Records:
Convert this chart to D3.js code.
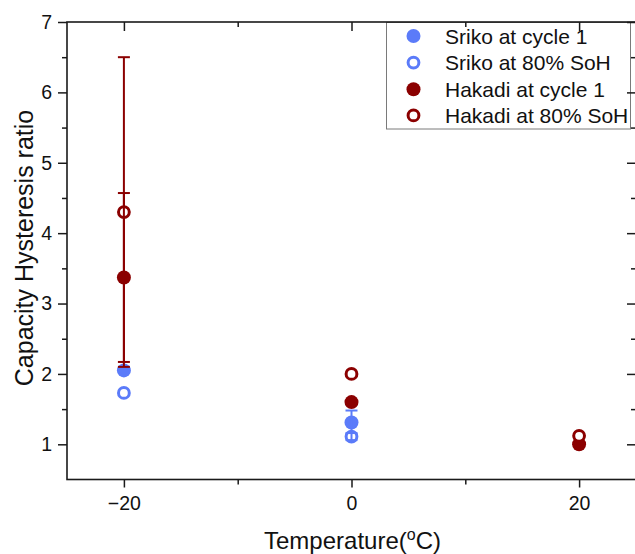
<!DOCTYPE html>
<html>
<head>
<meta charset="utf-8">
<script src="https://cdn.jsdelivr.net/npm/d3@7"></script>
<style>
  html, body { margin: 0; padding: 0; background: #fff; }
  svg { display: block; font-family: "Liberation Sans", Arial, sans-serif; }
</style>
</head>
<body>
<svg id="chart" width="635" height="554"></svg>
<script>
// Temperatures (°C) at which each battery was measured
const temperatures = [-20, 0, 20];

// Capacity hysteresis ratio per temperature, with ± error
const srikoCycle1 = [2.05, 1.31, null];
const srikoCycle1Err = [0, 0.17, null];
const srikoSoH80 = [1.73, 1.11, null];
const srikoSoH80Err = [0, 0.05, null];
const hakadiCycle1 = [3.37, 1.60, 1.00];
const hakadiCycle1Err = [1.2, 0, 0];
const hakadiSoH80 = [4.30, 2.00, 1.12];
const hakadiSoH80Err = [2.2, 0, 0];

const seriesNames = ["Sriko at cycle 1", "Sriko at 80% SoH", "Hakadi at cycle 1", "Hakadi at 80% SoH"];

// Axis ticks
const xMajorTicks = [-20, 0, 20];
const xMinorTicks = [-10, 10];
const yMajorTicks = [1, 2, 3, 4, 5, 6, 7];
const yMinorTicks = [1.5, 2.5, 3.5, 4.5, 5.5, 6.5];

const BLUE = "#5b7bf9";
const RED = "#8b0000";
const AXIS = "#1a1a1a";

const series = [
  { name: seriesNames[0], values: srikoCycle1, errors: srikoCycle1Err, color: BLUE, open: false },
  { name: seriesNames[1], values: srikoSoH80, errors: srikoSoH80Err, color: BLUE, open: true },
  { name: seriesNames[2], values: hakadiCycle1, errors: hakadiCycle1Err, color: RED, open: false },
  { name: seriesNames[3], values: hakadiSoH80, errors: hakadiSoH80Err, color: RED, open: true }
];

const svg = d3.select("#chart");
const plotLeft = 67, plotRight = 636, plotTop = 22, plotBottom = 479.5;

const x = d3.scaleLinear().domain([-25, 25]).range([plotLeft, plotRight]);
const y = d3.scaleLinear().domain([0.5, 7]).range([plotBottom, plotTop]);

// Legend box (axes ticks are drawn over it afterwards)
const legend = svg.append("g");
legend.append("rect")
  .attr("x", 386.5).attr("y", 22.5).attr("width", 244).attr("height", 106.5)
  .attr("fill", "#fff").attr("stroke", "#7a7a7a").attr("stroke-width", 1);
const rowY = [36, 62.6, 89.2, 115.4];
series.forEach((s, i) => {
  const row = legend.append("g").attr("transform", `translate(0,${rowY[i]})`);
  if (s.open) {
    row.append("circle").attr("cx", 413.5).attr("cy", 0).attr("r", 5.4)
      .attr("fill", "#fff").attr("stroke", s.color).attr("stroke-width", 3);
  } else {
    row.append("circle").attr("cx", 413.5).attr("cy", 0).attr("r", 7)
      .attr("fill", s.color);
  }
  row.append("text").attr("x", 445).attr("y", 7.6)
    .attr("font-size", 21).attr("fill", "#111").text(s.name);
});

// Markers and error bars
const plot = svg.append("g");
series.forEach(s => {
  const pts = temperatures.map((t, i) => ({ t, v: s.values[i], e: s.errors[i] }))
    .filter(d => d.v != null);
  const g = plot.append("g");
  pts.forEach(d => {
    const cx = x(d.t), cy = y(d.v);
    if (s.open) {
      g.append("circle").attr("cx", cx).attr("cy", cy).attr("r", 5.4)
        .attr("fill", "#fff").attr("stroke", s.color).attr("stroke-width", 3);
    } else {
      g.append("circle").attr("cx", cx).attr("cy", cy).attr("r", 7)
        .attr("fill", s.color);
    }
    if (d.e > 0) {
      const y1 = y(d.v + d.e), y0 = y(d.v - d.e);
      g.append("line").attr("x1", cx).attr("x2", cx).attr("y1", y1).attr("y2", y0)
        .attr("stroke", s.color).attr("stroke-width", 2);
      [y1, y0].forEach(yy => {
        g.append("line").attr("x1", cx - 6).attr("x2", cx + 6).attr("y1", yy).attr("y2", yy)
          .attr("stroke", s.color).attr("stroke-width", 2);
      });
    }
  });
});

// Axes: outward ticks on bottom/left, inward ticks on top/right
function styleAxis(g) {
  g.select(".domain").remove();
  g.selectAll("line").attr("stroke", AXIS).attr("stroke-width", 1.5);
  g.selectAll("text").attr("font-size", 19.5).attr("fill", "#111")
    .attr("font-family", "'Liberation Sans', Arial, sans-serif");
}

svg.append("g").attr("transform", `translate(0,${plotBottom})`)
  .call(d3.axisBottom(x).tickValues(xMajorTicks).tickSize(8).tickPadding(9)
    .tickFormat(d => d < 0 ? "\u2212" + Math.abs(d) : d))
  .call(styleAxis);
svg.append("g").attr("transform", `translate(0,${plotBottom})`)
  .call(d3.axisBottom(x).tickValues(xMinorTicks).tickSize(5).tickFormat(""))
  .call(styleAxis);
svg.append("g").attr("transform", `translate(0,${plotTop})`)
  .call(d3.axisBottom(x).tickValues(xMajorTicks).tickSize(9).tickFormat(""))
  .call(styleAxis);
svg.append("g").attr("transform", `translate(0,${plotTop})`)
  .call(d3.axisBottom(x).tickValues(xMinorTicks).tickSize(5).tickFormat(""))
  .call(styleAxis);

svg.append("g").attr("transform", `translate(${plotLeft},0)`)
  .call(d3.axisLeft(y).tickValues(yMajorTicks).tickSize(9).tickPadding(6)
    .tickFormat(d3.format("d")))
  .call(styleAxis);
svg.append("g").attr("transform", `translate(${plotLeft},0)`)
  .call(d3.axisLeft(y).tickValues(yMinorTicks).tickSize(5).tickFormat(""))
  .call(styleAxis);
svg.append("g").attr("transform", `translate(${plotRight},0)`)
  .call(d3.axisLeft(y).tickValues(yMajorTicks).tickSize(9).tickFormat(""))
  .call(styleAxis);
svg.append("g").attr("transform", `translate(${plotRight},0)`)
  .call(d3.axisLeft(y).tickValues(yMinorTicks).tickSize(5).tickFormat(""))
  .call(styleAxis);

// Frame
svg.append("rect")
  .attr("x", plotLeft).attr("y", plotTop)
  .attr("width", plotRight - plotLeft).attr("height", plotBottom - plotTop)
  .attr("fill", "none").attr("stroke", AXIS).attr("stroke-width", 1.6);

// Axis titles
const xTitle = svg.append("text")
  .attr("x", (plotLeft + plotRight) / 2 + 1).attr("y", 548.5)
  .attr("text-anchor", "middle").attr("font-size", 24).attr("fill", "#111");
xTitle.append("tspan").text("Temperature(");
xTitle.append("tspan").attr("font-size", 16).attr("dy", -9).text("o");
xTitle.append("tspan").attr("dy", 9).text("C)");

svg.append("text")
  .attr("transform", "translate(33,248) rotate(-90)")
  .attr("text-anchor", "middle").attr("font-size", 25).attr("fill", "#111")
  .text("Capacity Hysteresis ratio");
</script>
</body>
</html>
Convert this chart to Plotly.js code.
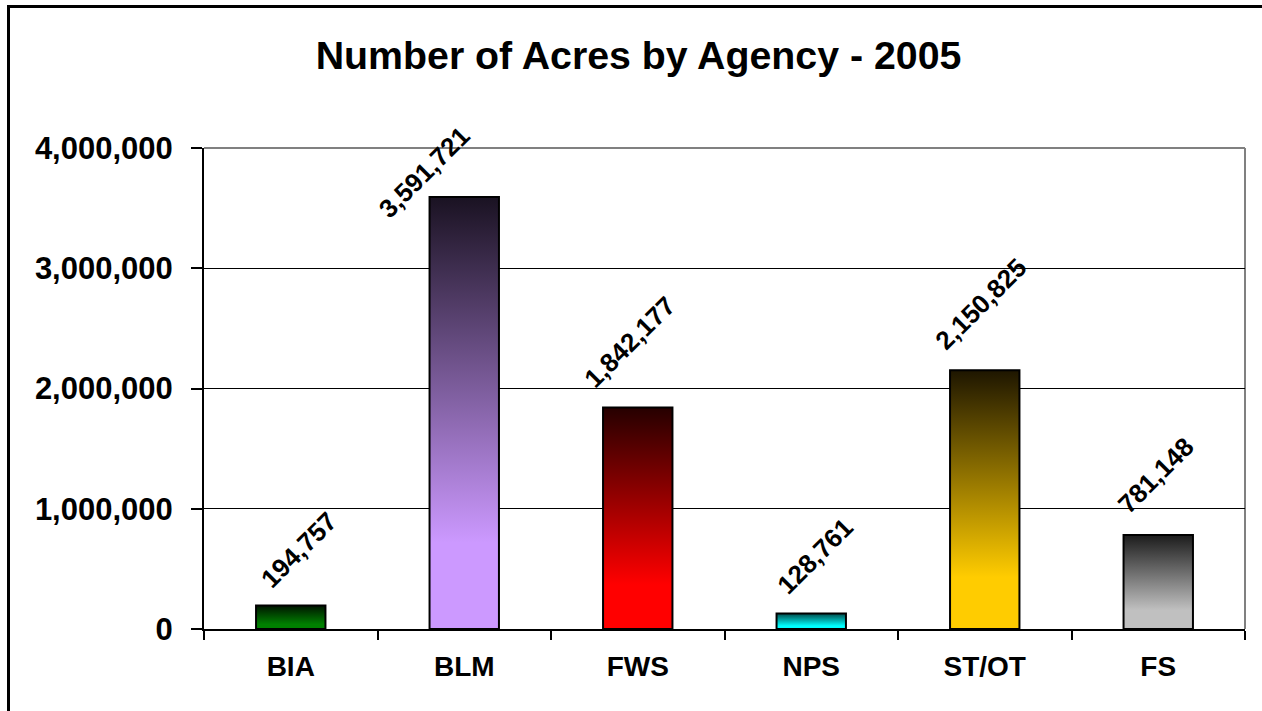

Exercise instructions: Above are records to transcribe exactly; leave their pictures out.

Output for this task:
Convert this chart to D3.js code.
<!DOCTYPE html>
<html>
<head>
<meta charset="utf-8">
<script src="https://cdn.jsdelivr.net/npm/d3@7"></script>
<style>
  html, body { margin: 0; padding: 0; background: #fff; }
  svg { display: block; font-family: "Liberation Sans", Arial, sans-serif; }
</style>
</head>
<body>
<svg id="chart" width="635" height="554"></svg>
<script>
// Temperatures (°C) at which each battery was measured
const temperatures = [-20, 0, 20];

// Capacity hysteresis ratio per temperature, with ± error
const srikoCycle1 = [2.05, 1.31, null];
const srikoCycle1Err = [0, 0.17, null];
const srikoSoH80 = [1.73, 1.11, null];
const srikoSoH80Err = [0, 0.05, null];
const hakadiCycle1 = [3.37, 1.60, 1.00];
const hakadiCycle1Err = [1.2, 0, 0];
const hakadiSoH80 = [4.30, 2.00, 1.12];
const hakadiSoH80Err = [2.2, 0, 0];

const seriesNames = ["Sriko at cycle 1", "Sriko at 80% SoH", "Hakadi at cycle 1", "Hakadi at 80% SoH"];

// Axis ticks
const xMajorTicks = [-20, 0, 20];
const xMinorTicks = [-10, 10];
const yMajorTicks = [1, 2, 3, 4, 5, 6, 7];
const yMinorTicks = [1.5, 2.5, 3.5, 4.5, 5.5, 6.5];

const BLUE = "#5b7bf9";
const RED = "#8b0000";
const AXIS = "#1a1a1a";

const series = [
  { name: seriesNames[0], values: srikoCycle1, errors: srikoCycle1Err, color: BLUE, open: false },
  { name: seriesNames[1], values: srikoSoH80, errors: srikoSoH80Err, color: BLUE, open: true },
  { name: seriesNames[2], values: hakadiCycle1, errors: hakadiCycle1Err, color: RED, open: false },
  { name: seriesNames[3], values: hakadiSoH80, errors: hakadiSoH80Err, color: RED, open: true }
];

const svg = d3.select("#chart");
const plotLeft = 67, plotRight = 636, plotTop = 22, plotBottom = 479.5;

const x = d3.scaleLinear().domain([-25, 25]).range([plotLeft, plotRight]);
const y = d3.scaleLinear().domain([0.5, 7]).range([plotBottom, plotTop]);

// Legend box (axes ticks are drawn over it afterwards)
const legend = svg.append("g");
legend.append("rect")
  .attr("x", 386.5).attr("y", 22.5).attr("width", 244).attr("height", 106.5)
  .attr("fill", "#fff").attr("stroke", "#7a7a7a").attr("stroke-width", 1);
const rowY = [36, 62.6, 89.2, 115.4];
series.forEach((s, i) => {
  const row = legend.append("g").attr("transform", `translate(0,${rowY[i]})`);
  if (s.open) {
    row.append("circle").attr("cx", 413.5).attr("cy", 0).attr("r", 5.4)
      .attr("fill", "#fff").attr("stroke", s.color).attr("stroke-width", 3);
  } else {
    row.append("circle").attr("cx", 413.5).attr("cy", 0).attr("r", 7)
      .attr("fill", s.color);
  }
  row.append("text").attr("x", 445).attr("y", 7.6)
    .attr("font-size", 21).attr("fill", "#111").text(s.name);
});

// Markers and error bars
const plot = svg.append("g");
series.forEach(s => {
  const pts = temperatures.map((t, i) => ({ t, v: s.values[i], e: s.errors[i] }))
    .filter(d => d.v != null);
  const g = plot.append("g");
  pts.forEach(d => {
    const cx = x(d.t), cy = y(d.v);
    if (s.open) {
      g.append("circle").attr("cx", cx).attr("cy", cy).attr("r", 5.4)
        .attr("fill", "#fff").attr("stroke", s.color).attr("stroke-width", 3);
    } else {
      g.append("circle").attr("cx", cx).attr("cy", cy).attr("r", 7)
        .attr("fill", s.color);
    }
    if (d.e > 0) {
      const y1 = y(d.v + d.e), y0 = y(d.v - d.e);
      g.append("line").attr("x1", cx).attr("x2", cx).attr("y1", y1).attr("y2", y0)
        .attr("stroke", s.color).attr("stroke-width", 2);
      [y1, y0].forEach(yy => {
        g.append("line").attr("x1", cx - 6).attr("x2", cx + 6).attr("y1", yy).attr("y2", yy)
          .attr("stroke", s.color).attr("stroke-width", 2);
      });
    }
  });
});

// Axes: outward ticks on bottom/left, inward ticks on top/right
function styleAxis(g) {
  g.select(".domain").remove();
  g.selectAll("line").attr("stroke", AXIS).attr("stroke-width", 1.5);
  g.selectAll("text").attr("font-size", 19.5).attr("fill", "#111")
    .attr("font-family", "'Liberation Sans', Arial, sans-serif");
}

svg.append("g").attr("transform", `translate(0,${plotBottom})`)
  .call(d3.axisBottom(x).tickValues(xMajorTicks).tickSize(8).tickPadding(9)
    .tickFormat(d => d < 0 ? "\u2212" + Math.abs(d) : d))
  .call(styleAxis);
svg.append("g").attr("transform", `translate(0,${plotBottom})`)
  .call(d3.axisBottom(x).tickValues(xMinorTicks).tickSize(5).tickFormat(""))
  .call(styleAxis);
svg.append("g").attr("transform", `translate(0,${plotTop})`)
  .call(d3.axisBottom(x).tickValues(xMajorTicks).tickSize(9).tickFormat(""))
  .call(styleAxis);
svg.append("g").attr("transform", `translate(0,${plotTop})`)
  .call(d3.axisBottom(x).tickValues(xMinorTicks).tickSize(5).tickFormat(""))
  .call(styleAxis);

svg.append("g").attr("transform", `translate(${plotLeft},0)`)
  .call(d3.axisLeft(y).tickValues(yMajorTicks).tickSize(9).tickPadding(6)
    .tickFormat(d3.format("d")))
  .call(styleAxis);
svg.append("g").attr("transform", `translate(${plotLeft},0)`)
  .call(d3.axisLeft(y).tickValues(yMinorTicks).tickSize(5).tickFormat(""))
  .call(styleAxis);
svg.append("g").attr("transform", `translate(${plotRight},0)`)
  .call(d3.axisLeft(y).tickValues(yMajorTicks).tickSize(9).tickFormat(""))
  .call(styleAxis);
svg.append("g").attr("transform", `translate(${plotRight},0)`)
  .call(d3.axisLeft(y).tickValues(yMinorTicks).tickSize(5).tickFormat(""))
  .call(styleAxis);

// Frame
svg.append("rect")
  .attr("x", plotLeft).attr("y", plotTop)
  .attr("width", plotRight - plotLeft).attr("height", plotBottom - plotTop)
  .attr("fill", "none").attr("stroke", AXIS).attr("stroke-width", 1.6);

// Axis titles
const xTitle = svg.append("text")
  .attr("x", (plotLeft + plotRight) / 2 + 1).attr("y", 548.5)
  .attr("text-anchor", "middle").attr("font-size", 24).attr("fill", "#111");
xTitle.append("tspan").text("Temperature(");
xTitle.append("tspan").attr("font-size", 16).attr("dy", -9).text("o");
xTitle.append("tspan").attr("dy", 9).text("C)");

svg.append("text")
  .attr("transform", "translate(33,248) rotate(-90)")
  .attr("text-anchor", "middle").attr("font-size", 25).attr("fill", "#111")
  .text("Capacity Hysteresis ratio");
</script>
</body>
</html>
Convert this chart to Plotly.js code.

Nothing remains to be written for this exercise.